Today I received a pretty big wake up call from God, via a few of my wonderful sisters. I'd spent quite a bit of time throwing myself a pity party for a variety of trivial reasons...I wasn't recommended for a position I desperately want, I have to work this weekend so I don't get to go home and see my family and pets, and I'm dealing with seemingly endless drama concering the opposite sex.

Soon I began to hear firsthand about all of the serious issues people are dealing with in life. Some sisters have family members who need emergency surgery, others have family members or close friends who have recently passed away or committed suicice. Suddenly nothing I was going through - not my bout of homesickness, or even my recent breakup of a 4 year relationship - seemed nearly as important. Suddenly, I came to the realization that sometimes God has a plan bigger than I can see with my jaded human eyes.

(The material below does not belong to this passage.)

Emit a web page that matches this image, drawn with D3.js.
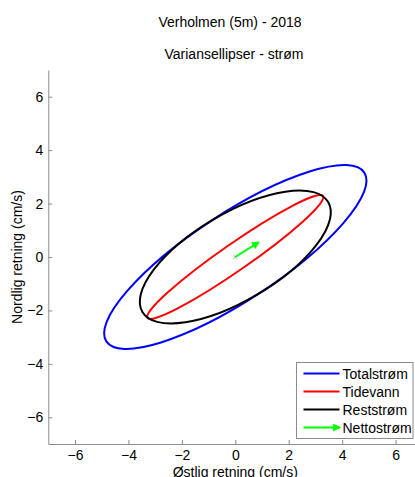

So I'm on a mission. To blindly put my faith in Him, trusting that he will lead me down a path to happiness. To no longer cling to the smallness of my past, or anyone who has played a role in it. To seize each given day as a new blessing, because it is all too apparent that we are not always guaranteed another. And to discover the person that I truly am, in my heart of hearts.


But those who hope in the LORD will renew their strength. They will soar on wings like eagles; they will run and not grow weary, they will walk and not be faint.